De la solitude de Ruppin, où, — après avoir, à des conditions humiliantes, fait sa soumission, — il a été confiné par ordre du roi, Frédéric mande à sa sœur ses occupations, les passe-temps par lesquels il s’efforce de tromper son ennui. « Je lis et écris comme un forçat, et je musique pour quatre. J’ai avancé dans la composition jusqu’à faire une symphonie… Je me mets aussi dans le jardinage et j’ai commencé à me faire un jardin. » Comme dans tout jardin de ce temps, il y a un temple et, sous la coupole, la statue d’Apollon, le dieu de la poésie. Les voyages périodiques de Quantz, qui a obtenu la permission de reprendre ses leçons et qui vient deux fois par an, sont l’occasion d’échanges entre Baireuth et Ruppin.

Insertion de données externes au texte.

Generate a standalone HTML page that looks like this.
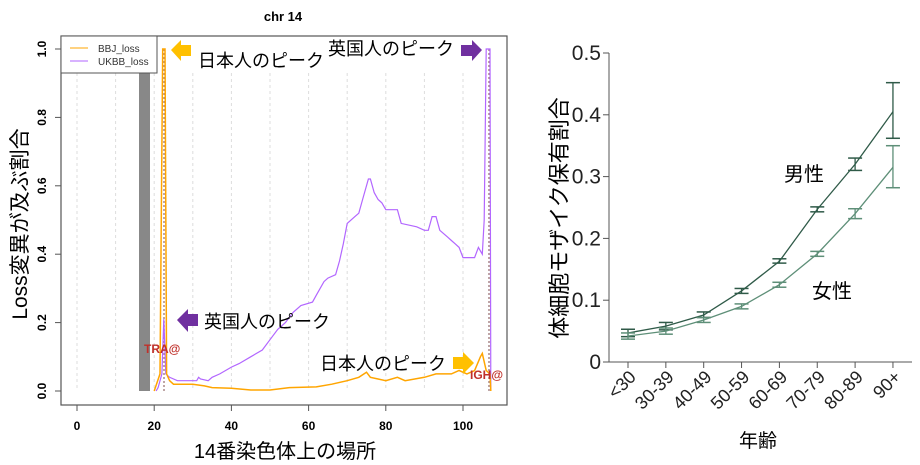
<!DOCTYPE html><html><head><meta charset="utf-8"><style>body{margin:0;background:#fff}svg{display:block;font-family:"Liberation Sans","Noto Sans CJK JP",sans-serif}</style></head><body>
<svg id="s" width="920" height="465" viewBox="0 0 920 465">
<rect width="920" height="465" fill="#fff"/>
<text x="283" y="21" font-size="13" font-weight="bold" text-anchor="middle">chr 14</text>
<g id="grid" stroke="#ddd" stroke-dasharray="3,3"></g>
<rect x="139" y="73" width="11" height="318" fill="#888"/>
<rect x="61" y="36" width="446" height="369" fill="none" stroke="#555" stroke-width="1.2"/>
<rect x="61" y="36" width="96" height="37" fill="#fff" stroke="#555"/>
<line x1="70" y1="48" x2="88" y2="48" stroke="#FFA500"/><text x="98" y="52" font-size="10" fill="#333">BBJ_loss</text>
<line x1="70" y1="61" x2="88" y2="61" stroke="#B266FF"/><text x="98" y="65" font-size="10" fill="#333">UKBB_loss</text>
<line x1="164" y1="49" x2="164" y2="391" stroke="#a88" stroke-dasharray="2,2" stroke-width="1.5"/>
<line x1="489" y1="49" x2="489" y2="391" stroke="#a88" stroke-dasharray="2,2" stroke-width="1.5"/>
<polyline id="uk" fill="none" stroke="#B266FF" stroke-width="1.2"/>
<polyline id="bb" fill="none" stroke="#FFA500" stroke-width="1.5"/>
<g id="ax" font-size="12" font-weight="bold"></g>
<text x="144" y="353" font-size="12" font-weight="bold" fill="#C0302A">TRA@</text>
<text x="470" y="379" font-size="12" font-weight="bold" fill="#C0302A">IGH@</text>
<g font-size="18">
<polygon points="171,50 181,40 181,45 191,45 191,56 181,56 181,61" fill="#FFC000"/>
<text x="198" y="67">日本人のピーク</text>
<text x="328" y="55">英国人のピーク</text>
<polygon points="482,50 472,40 472,45 461,45 461,56 472,56 472,61" fill="#7030A0"/>
<polygon points="177,320 188,309 188,314 198,314 198,326 188,326 188,332" fill="#7030A0"/>
<text x="204" y="328">英国人のピーク</text>
<text x="320" y="370">日本人のピーク</text>
<polygon points="474,363 463,352 463,357 453,357 453,369 463,369 463,374" fill="#FFC000"/>
</g>
<text x="285" y="458" font-size="20" text-anchor="middle">14番染色体上の場所</text>
<text transform="translate(27,224) rotate(-90)" font-size="21" text-anchor="middle">Loss変異が及ぶ割合</text>
<g stroke="#555" fill="none"><polyline points="609,53 609,362 912,362"/></g>
<g id="rax" font-size="21" fill="#222"></g>
<g id="rs"></g>
<text x="784" y="181" font-size="20">男性</text>
<text x="812" y="298" font-size="20">女性</text>
<text x="758" y="447" font-size="19" text-anchor="middle">年齢</text>
<text transform="translate(567,218) rotate(-90)" font-size="22" text-anchor="middle">体細胞モザイク保有割合</text>
</svg>
<script>
const NS="http://www.w3.org/2000/svg";
function el(p,t,a,txt){const e=document.createElementNS(NS,t);for(const k in a)e.setAttribute(k,a[k]);if(txt!=null)e.textContent=txt;document.querySelector(p).appendChild(e);return e;}
const X=v=>77+3.86*v,Y=v=>391-342*v;
for(let i=0;i<=100;i+=10)el("#grid","line",{x1:X(i),y1:73,x2:X(i),y2:391});
const uk=[[20.5,0],[21,0.01],[22,0.05],[22.5,0.21],[23,0.05],[24,0.04],[26,0.03],[31,0.03],[31.5,0.04],[32,0.035],[34,0.03],[35,0.04],[37,0.05],[40,0.07],[42,0.08],[45,0.1],[48,0.12],[50,0.15],[52,0.18],[54,0.2],[56,0.23],[58,0.25],[61,0.26],[62,0.28],[64,0.32],[65,0.33],[67,0.34],[68,0.38],[69,0.43],[70,0.49],[72,0.51],[73,0.52],[74,0.56],[75.5,0.62],[76,0.62],[77,0.58],[78,0.56],[79,0.55],[80,0.53],[83,0.53],[84,0.49],[88,0.48],[90,0.47],[91,0.47],[92,0.51],[93,0.51],[94,0.47],[95,0.46],[96,0.45],[97,0.44],[98,0.43],[99,0.42],[100,0.39],[103,0.39],[104,0.42],[105,0.4],[105.5,0.5],[106,1.0],[107,1.0],[107.2,0]];
const bb=[[20,0],[21.5,0.05],[22.2,1.0],[22.8,1.0],[23.2,0.05],[24,0.03],[25,0.02],[30,0.02],[33,0.015],[35,0.01],[40,0.008],[45,0.003],[50,0.003],[55,0.01],[62,0.012],[66,0.02],[70,0.03],[73,0.04],[75,0.055],[76,0.04],[78,0.035],[80,0.03],[83,0.04],[85,0.03],[90,0.04],[93,0.05],[97,0.05],[99,0.06],[101,0.05],[103,0.06],[104.5,0.1],[105,0.11],[106,0.06],[107,0.05],[107.2,0]];
document.getElementById("uk").setAttribute("points",uk.map(p=>X(p[0]).toFixed(1)+","+Y(p[1]).toFixed(1)).join(" "));
document.getElementById("bb").setAttribute("points",bb.map(p=>X(p[0]).toFixed(1)+","+Y(p[1]).toFixed(1)).join(" "));
for(let i=0;i<=100;i+=20){el("#ax","line",{x1:X(i),y1:405,x2:X(i),y2:411,stroke:"#555"});el("#ax","text",{x:X(i),y:430,"text-anchor":"middle"},i);}
for(let i=0;i<=5;i++){const v=i*0.2,y=Y(v);el("#ax","line",{x1:55,y1:y,x2:61,y2:y,stroke:"#555"});el("#ax","text",{transform:`translate(46,${y}) rotate(-90)`,"text-anchor":"middle"},v.toFixed(1));}
const RY=v=>362-618*v,RX=i=>628+37.85*i;
for(let i=0;i<=5;i++){const v=i/10,y=RY(v);el("#rax","line",{x1:603,y1:y,x2:609,y2:y,stroke:"#555"});el("#rax","text",{x:601,y:y+7,"text-anchor":"end"},i?v.toFixed(1):"0");}
const labs=["<30","30-39","40-49","50-59","60-69","70-79","80-89","90+"];
labs.forEach((l,i)=>{el("#rax","line",{x1:RX(i),y1:362,x2:RX(i),y2:368,stroke:"#555"});el("#rax","text",{transform:`translate(${RX(i)+9},${378}) rotate(-45)`,"text-anchor":"end","font-size":"18"},l);});
const m=[[.047,.041,.053],[.058,.052,.064],[.076,.072,.081],[.115,.111,.119],[.163,.16,.167],[.247,.243,.251],[.32,.31,.33],[.405,.362,.452]];
const f=[[.042,.037,.047],[.05,.045,.055],[.068,.064,.072],[.09,.086,.094],[.125,.121,.129],[.175,.171,.179],[.24,.232,.248],[.315,.282,.35]];
function ser(d,c){el("#rs","polyline",{points:d.map((p,i)=>RX(i)+","+RY(p[0])).join(" "),fill:"none",stroke:c,"stroke-width":1.3});
d.forEach((p,i)=>{const x=RX(i);el("#rs","line",{x1:x,y1:RY(p[1]),x2:x,y2:RY(p[2]),stroke:c,"stroke-width":1.3});[1,2].forEach(k=>el("#rs","line",{x1:x-7,y1:RY(p[k]),x2:x+7,y2:RY(p[k]),stroke:c,"stroke-width":1.5}));});}
ser(m,"#2F5A48");ser(f,"#5E8F78");
</script>
</body></html>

La margrave, de son côté, envoie une copie de Van Dyck à Frédéric, et celui-ci, en prévenant sa sœur qu’elle trouvera Quantz « d’un orgueil plus insupportable qu’il fut jamais, » lui annonce qu’il l’a chargé pour elle d’un concerto de sa composition, mais « dont il n’est point satisfait. » Il semble que l’entrain et la fécondité lui font défaut, car plus tard encore il s’excuse de ne pouvoir s’acquitter d’une nouvelle promesse à cause de « la sécheresse de son imagination… J’ai eu beau faire tous mes efforts, je n’ai pu encore trouver une harmonie digne de vous être offerte. » Quand enfin il peut effectuer cet envoi plusieurs fois différé, il y joint un solo qu’il a spécialement composé pour le margrave, lequel, paraît-il, jouait aussi un peu de la flûte.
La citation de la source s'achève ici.